Allergies, Asthma, Daily Health Solutions, Healthy Living, Respiratory Health
on November 24, 2011

It can be frustrating when Fido, Fluffy or even little Tweety causes your nose to run, your eyes to itch and sneezes to explode from your head. More than 70 percent of U.S. households own dogs, cats or bird. Unfortunately, many of us living with pets suffer from pet allergies. Understanding the basics of pet allergies may help alleviate allergen issues.

What’s an allergen? The American Academy of Allergy, Asthma and Immunology (AAAAI) says, “An allergen is a normally harmless substance that triggers the immune system to overreact in people with allergies.” With pet allergies, allergens may take the form of pet dander, saliva or even pollen and mold picked up by an animal when it’s outdoors.

Cold or pet allergy? Many allergies develop in childhood.

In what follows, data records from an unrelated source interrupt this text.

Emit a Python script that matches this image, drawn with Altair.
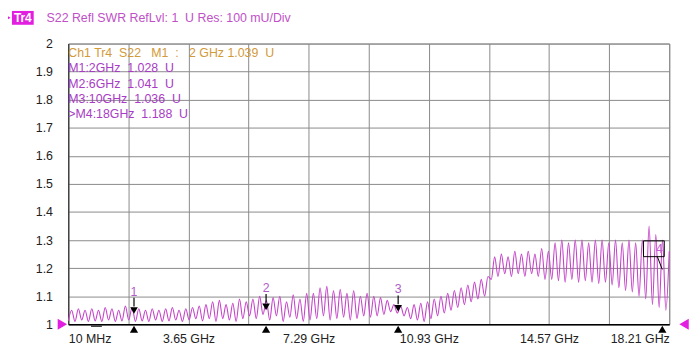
import altair as alt
import numpy as np
import pandas as pd

# ---- data ----
# SWR trace: troughs and peaks of each ripple period (10 divisions x 9 periods)
troughs = [
    1.012, 1.010, 1.015, 1.010, 1.012, 1.010, 1.015, 1.010, 1.012,
    1.015, 1.010, 1.012, 1.010, 1.015, 1.010, 1.012, 1.015, 1.010,
    1.015, 1.020, 1.012, 1.020, 1.010, 1.020, 1.015, 1.010, 1.020,
    1.030, 1.020, 1.035, 1.015, 1.030, 1.010, 1.025, 1.020, 1.010,
    1.015, 1.020, 1.030, 1.015, 1.020, 1.025, 1.015, 1.020, 1.030,
    1.025, 1.030, 1.035, 1.045, 1.040, 1.030, 1.020, 1.015, 1.010,
    1.020, 1.030, 1.040, 1.050, 1.060, 1.070, 1.080, 1.090, 1.100,
    1.160, 1.170, 1.180, 1.170, 1.180, 1.170, 1.180, 1.170, 1.160,
    1.160, 1.155, 1.150, 1.160, 1.150, 1.155, 1.150, 1.145, 1.150,
    1.140, 1.130, 1.120, 1.115, 1.100, 1.090, 1.070, 1.060, 1.050,
]
peaks = [
    1.050, 1.055, 1.050, 1.055, 1.050, 1.060, 1.055, 1.050, 1.065,
    1.060, 1.055, 1.050, 1.055, 1.050, 1.055, 1.060, 1.050, 1.055,
    1.060, 1.065, 1.070, 1.080, 1.085, 1.070, 1.075, 1.090, 1.080,
    1.090, 1.100, 1.085, 1.095, 1.100, 1.080, 1.105, 1.090, 1.110,
    1.110, 1.130, 1.135, 1.120, 1.125, 1.110, 1.120, 1.100, 1.110,
    1.100, 1.095, 1.085, 1.070, 1.065, 1.060, 1.070, 1.075, 1.080,
    1.090, 1.100, 1.110, 1.120, 1.130, 1.140, 1.150, 1.160, 1.170,
    1.240, 1.250, 1.240, 1.260, 1.250, 1.260, 1.250, 1.270, 1.260,
    1.290, 1.300, 1.290, 1.300, 1.300, 1.290, 1.300, 1.300, 1.290,
    1.300, 1.290, 1.300, 1.290, 1.300, 1.350, 1.320, 1.300, 1.260,
]
f_start, f_stop = 0.01, 18.21  # GHz

x_ticks = [0.01, 1.83, 3.65, 5.47, 7.29, 9.11, 10.93, 12.75, 14.57, 16.39, 18.21]
x_labelled = [3.65, 7.29, 10.93, 14.57, 18.21]
y_ticks = [1.0, 1.1, 1.2, 1.3, 1.4, 1.5, 1.6, 1.7, 1.8, 1.9, 2.0]

marker_freq = [2, 6, 10, 18]
marker_val = [1.028, 1.041, 1.036, 1.188]
marker_name = ["1", "2", "3", "4"]

title_text = "S22 Refl SWR RefLvl: 1\u00a0 U Res: 100 mU/Div"
readout_head = "Ch1 Tr4\u00a0 S22\u00a0\u00a0 M1\u00a0 :\u00a0\u00a0 2 GHz 1.039\u00a0 U"
readout_lines = [
    "M1:2GHz\u00a0 1.028\u00a0 U",
    "M2:6GHz\u00a0 1.041\u00a0 U",
    "M3:10GHz\u00a0 1.036\u00a0 U",
    ">M4:18GHz\u00a0 1.188\u00a0 U",
]

# ---- build tables ----
vals = []
for t, p in zip(troughs, peaks):
    vals += [t, p]
trace = pd.DataFrame({"f": np.linspace(f_start, f_stop, len(vals)), "swr": vals})
mk = pd.DataFrame({"f": marker_freq, "swr": marker_val, "n": marker_name})
mk123 = mk.iloc[:3]
mk4 = mk.iloc[3:]
one = pd.DataFrame({"a": [0]})

FONT = "Liberation Sans"
TRACE = "#c443c8"
PURPLE = "#a83cc4"
GOLD = "#d29a3a"
MAG = "#e21fe0"
GRID = "#8a8a8a"

xs = alt.Scale(domain=[f_start, f_stop], nice=False, zero=False)
ys = alt.Scale(domain=[1, 2], nice=False, zero=False)

label_expr = (
    "datum.value < 0.1 ? '10 MHz' : (indexof(" + str(x_labelled) +
    ", datum.value) >= 0 ? format(datum.value, '.2f') + ' GHz' : '')"
)

xaxis = alt.Axis(values=x_ticks, labelExpr=label_expr, labelFlush=True, ticks=False,
                 grid=True, gridColor=GRID, gridWidth=1, domainColor="#000",
                 domainWidth=1.5, labelPadding=8, title=None, labelFont=FONT,
                 labelFontSize=12.5, labelColor="#222", labelOverlap=False)
yaxis = alt.Axis(values=y_ticks, labelExpr="format(datum.value, '~g')", ticks=False,
                 grid=True, gridColor=GRID, gridWidth=1, domainColor="#222",
                 domainWidth=1, labelPadding=16, title=None, labelFont=FONT,
                 labelFontSize=12.5, labelColor="#222", labelOverlap=False,
                 labelFlush=False)

X = alt.X("f:Q", scale=xs, axis=xaxis)
Y = alt.Y("swr:Q", scale=ys, axis=yaxis)

line = alt.Chart(trace).mark_line(color=TRACE, strokeWidth=1.1,
                                  interpolate="monotone").encode(x=X, y=Y)

base_mk = alt.Chart(mk123).encode(x=X, y=Y)
stems = base_mk.mark_rule(color="#000", strokeWidth=1.2, yOffset=-19, y2Offset=-10).encode(
    y2=alt.Y2("swr:Q"))
tri = base_mk.mark_point(shape="triangle-down", filled=True, color="#000", size=60,
                         opacity=1, yOffset=-6)
nums = base_mk.mark_text(color="#b060c8", font=FONT, fontSize=12.5, yOffset=-25).encode(
    text="n:N")

base4 = alt.Chart(mk4).encode(x=X, y=Y)
box4 = base4.mark_rect(fill="transparent", stroke="#000", strokeWidth=1,
                       xOffset=-19, x2Offset=2, yOffset=-31, y2Offset=-15).encode(
    x2=alt.X2("f:Q"), y2=alt.Y2("swr:Q"))
conn4 = base4.mark_rule(color="#000", strokeWidth=1, xOffset=-5, yOffset=-15,
                        x2Offset=0, y2Offset=-2).encode(x2=alt.X2("f:Q"), y2=alt.Y2("swr:Q"))
num4 = base4.mark_text(color="#c060d0", font=FONT, fontSize=12.5, xOffset=-3,
                       yOffset=-23).encode(text="n:N")

bottom_tri = alt.Chart(mk).mark_point(shape="triangle-up", filled=True, color="#000",
                                      size=70, opacity=1).encode(x=X, y=alt.value(289))

dash = alt.Chart(one).mark_rule(color="#000", strokeWidth=1).encode(
    x=alt.value(23), x2=alt.value(34), y=alt.value(286))
left_tri = alt.Chart(one).mark_point(shape="triangle-right", filled=True, color=MAG,
                                     size=120, opacity=1).encode(
    x=alt.value(-6), y=alt.value(284))
right_tri = alt.Chart(one).mark_point(shape="triangle-left", filled=True, color=MAG,
                                      size=120, opacity=1).encode(
    x=alt.value(623), y=alt.value(284))

hdr_tri = alt.Chart(one).mark_point(shape="triangle-right", filled=True, color=MAG,
                                    size=70, opacity=1).encode(
    x=alt.value(-62), y=alt.value(-26))
hdr_box = alt.Chart(one).mark_rect(color=MAG).encode(
    x=alt.value(-57), x2=alt.value(-35), y=alt.value(-33), y2=alt.value(-19))
hdr_txt = alt.Chart(one).mark_text(color="#fff", font=FONT, fontSize=12, fontWeight="bold",
                                   align="center", baseline="middle").encode(
    x=alt.value(-46), y=alt.value(-25.5), text=alt.value("Tr4"))
title = alt.Chart(one).mark_text(color="#c050c8", font=FONT, fontSize=12.5, align="left",
                                 baseline="middle").encode(
    x=alt.value(-22), y=alt.value(-26), text=alt.value(title_text))

read_layers = [alt.Chart(one).mark_text(color=GOLD, font=FONT, fontSize=12.5, align="left",
                                        baseline="middle").encode(
    x=alt.value(0), y=alt.value(10), text=alt.value(readout_head))]
for i, s in enumerate(readout_lines):
    read_layers.append(alt.Chart(one).mark_text(color=PURPLE, font=FONT, fontSize=12.5,
                                                align="left", baseline="middle").encode(
        x=alt.value(0), y=alt.value(25 + 15.5 * i), text=alt.value(s)))

chart = alt.layer(
    line, stems, tri, nums, box4, conn4, num4, bottom_tri, dash, left_tri, right_tri,
    hdr_tri, hdr_box, hdr_txt, title, *read_layers
).properties(
    width=608, height=284,
    autosize=alt.AutoSizeParams(type="none"),
    padding={"left": 61, "top": 34, "right": 20, "bottom": 19},
    background="#ffffff",
).configure_view(stroke=GRID, strokeWidth=1)

chart.save("out.html", embed_options={"renderer": "svg", "actions": False})
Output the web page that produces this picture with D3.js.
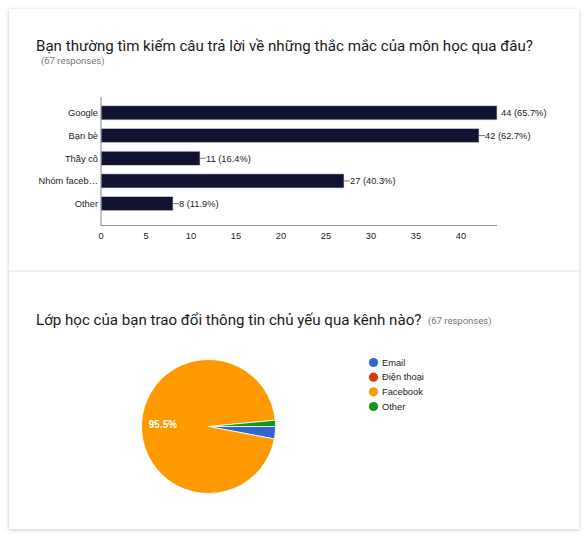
<!DOCTYPE html>
<html><head><meta charset="utf-8">
<script src="https://cdn.jsdelivr.net/npm/d3@7"></script>
<style>
html,body{margin:0;padding:0;background:#fff;}
#card{position:absolute;left:9px;top:9px;width:570px;height:520px;background:#fff;box-shadow:0 1px 4px rgba(0,0,0,0.22);}
svg{position:absolute;left:0;top:0;}
</style></head>
<body>
<div id="card"></div>
<svg id="chart" width="588" height="538"></svg>
<script>
const title1 = "Bạn thường tìm kiếm câu trả lời về những thắc mắc của môn học qua đâu?";
const title2 = "Lớp học của bạn trao đổi thông tin chủ yếu qua kênh nào?";
const responsesLabel = "(67 responses)";
const barCategories = ["Google", "Bạn bè", "Thầy cô", "Nhóm faceb…", "Other"];
const barValues = [44, 42, 11, 27, 8];
const barPercents = ["65.7%", "62.7%", "16.4%", "40.3%", "11.9%"];
const xTicks = [0, 5, 10, 15, 20, 25, 30, 35, 40];
const pieCategories = ["Email", "Điện thoại", "Facebook", "Other"];
const pieValues = [2, 0, 64, 1];
const pieColors = ["#3366cc", "#dc3912", "#ff9900", "#109618"];

const svg = d3.select("#chart");
const FS = 9.3;

// separator between sections
svg.append("rect").attr("x", 9).attr("y", 270).attr("width", 570).attr("height", 2).attr("fill", "#f1f1f1");

// Titles
svg.append("text").attr("x", 36).attr("y", 51).attr("font-family", "Roboto").attr("font-size", 15.1)
  .attr("fill", "#1a1a1a").text(title1);
svg.append("text").attr("x", 41).attr("y", 64).attr("font-family", "Roboto").attr("font-size", 9.5)
  .attr("fill", "#777").text(responsesLabel);

svg.append("text").attr("x", 36).attr("y", 324.5).attr("font-family", "Roboto").attr("font-size", 15.1)
  .attr("fill", "#1a1a1a").text(title2);
svg.append("text").attr("x", 428).attr("y", 323.5).attr("font-family", "Roboto").attr("font-size", 9.5)
  .attr("fill", "#777").text(responsesLabel);

// Bar chart
const x = d3.scaleLinear().domain([0, 40]).range([101, 461]);
const y = d3.scaleBand().domain(barCategories).range([101.5, 215]).paddingInner(0.38).paddingOuter(0.19);

const g = svg.append("g").attr("font-family", "Liberation Sans, Arial, sans-serif");

g.selectAll("rect.bar").data(barCategories).join("rect")
  .attr("x", x(0)).attr("y", d => y(d)).attr("height", y.bandwidth())
  .attr("width", (d, i) => x(barValues[i]) - x(0))
  .attr("fill", "#121233").attr("stroke", "#d8d8e0").attr("stroke-width", 0.6);

// axes lines
g.append("line").attr("x1", 101).attr("x2", 101).attr("y1", 97).attr("y2", 226).attr("stroke", "#888").attr("stroke-width", 1);
g.append("line").attr("x1", 101).attr("x2", x(44)).attr("y1", 225.5).attr("y2", 225.5).attr("stroke", "#999").attr("stroke-width", 1.2);

// x tick labels
g.selectAll("text.xt").data(xTicks).join("text")
  .attr("x", d => x(d)).attr("y", 238.5).attr("text-anchor", "middle")
  .attr("font-size", FS).attr("fill", "#222").text(d => d);

// category labels
g.selectAll("text.cat").data(barCategories).join("text")
  .attr("x", 98).attr("y", d => y(d) + y.bandwidth() / 2 + 3.3).attr("text-anchor", "end")
  .attr("font-size", FS).attr("fill", "#222").text(d => d);

// value labels with leader line
barCategories.forEach((c, i) => {
  const xe = x(barValues[i]);
  const yc = y(c) + y.bandwidth() / 2;
  if (i !== 0) {
    g.append("line").attr("x1", xe).attr("x2", xe + 6).attr("y1", yc).attr("y2", yc)
      .attr("stroke", "#555").attr("stroke-width", 0.8);
  }
  g.append("text").attr("x", i === 0 ? xe + 4 : xe + 6).attr("y", yc + 3.3)
    .attr("font-size", FS).attr("fill", "#222")
    .text(barValues[i] + " (" + barPercents[i] + ")");
});

// Pie chart
const cx = 208.5, cy = 426.5, r = 67;
const pie = d3.pie().sort(null).value(d => d).startAngle(Math.PI / 2).endAngle(Math.PI / 2 + 2 * Math.PI);
const arcs = pie(pieValues);
const arcGen = d3.arc().innerRadius(0).outerRadius(r);
const pg = svg.append("g").attr("transform", `translate(${cx},${cy})`);
pg.selectAll("path").data(arcs).join("path")
  .attr("d", arcGen).attr("fill", (d, i) => pieColors[i])
  .attr("stroke", "#fff").attr("stroke-width", (d) => d.value > 0 ? 0.8 : 0);

// label for facebook slice
const fb = arcs[2];
const mid = (fb.startAngle + fb.endAngle) / 2;
const total = d3.sum(pieValues);
pg.append("text")
  .attr("x", Math.sin(mid) * r * 0.68).attr("y", -Math.cos(mid) * r * 0.68 + 3.5)
  .attr("text-anchor", "middle").attr("font-family", "Liberation Sans, Arial, sans-serif")
  .attr("font-size", 10).attr("font-weight", "bold").attr("fill", "#fff")
  .text((fb.value / total * 100).toFixed(1) + "%");

// legend
const lg = svg.append("g").attr("font-family", "Liberation Sans, Arial, sans-serif");
const ly = d3.scalePoint().domain(pieCategories).range([362.5, 406.5]);
lg.selectAll("circle").data(pieCategories).join("circle")
  .attr("cx", 373.5).attr("cy", d => ly(d)).attr("r", 4.6).attr("fill", (d, i) => pieColors[i]);
lg.selectAll("text").data(pieCategories).join("text")
  .attr("x", 382).attr("y", d => ly(d) + 3.3).attr("font-size", FS).attr("fill", "#222").text(d => d);
</script>
</body></html>
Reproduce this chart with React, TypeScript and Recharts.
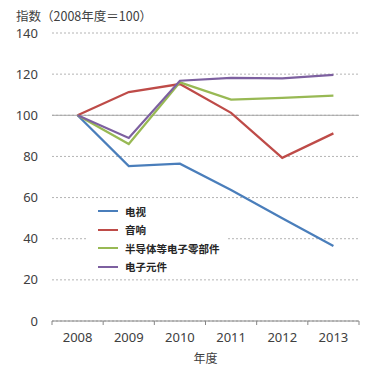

If contact with dogs or cats have always made your eyes tear or skin itch, it’s likely a pet allergy and not a perpetual cold. Pet allergy symptoms include itchy or watery eyes, sneezing, congestion and an itchy throat. A cough may develop, as well. Young children with pet allergies may rub their eyes and nose frequently and have trouble sleeping. Sometimes the allergic reaction will affect your skin. It may itch or develop red patches.

When is it a serious allergy? You should discuss all suspected allergies with your trusted physician. It’s important to be aware that some pet allergies can trigger a severe reaction that includes difficulty breathing. This may come on as quickly as 15 to 30 minutes after contact, according to Asthma and Allergy Foundation of America (AAFA.) The AAFA also states that cat contact can trigger a severe asthma attack in about 20 to 30 percent of asthma sufferers.

What can you do? After discussing your pet allergies with your physician or an allergist, you’ll need to decide if you can live with your allergy symptoms or if they’re affecting your quality of life. The Humane Society of the United States suggests people who choose to live with their pet and allergy symptoms be proactive and create one pet/allergy-free room in the home. Daily vacuuming can also help reduce dander in the home. In addition, always wash your hands after any pet contact. Consider bathing your pet weekly. Consult your veterinarian for tips on frequent bathing, even for cats.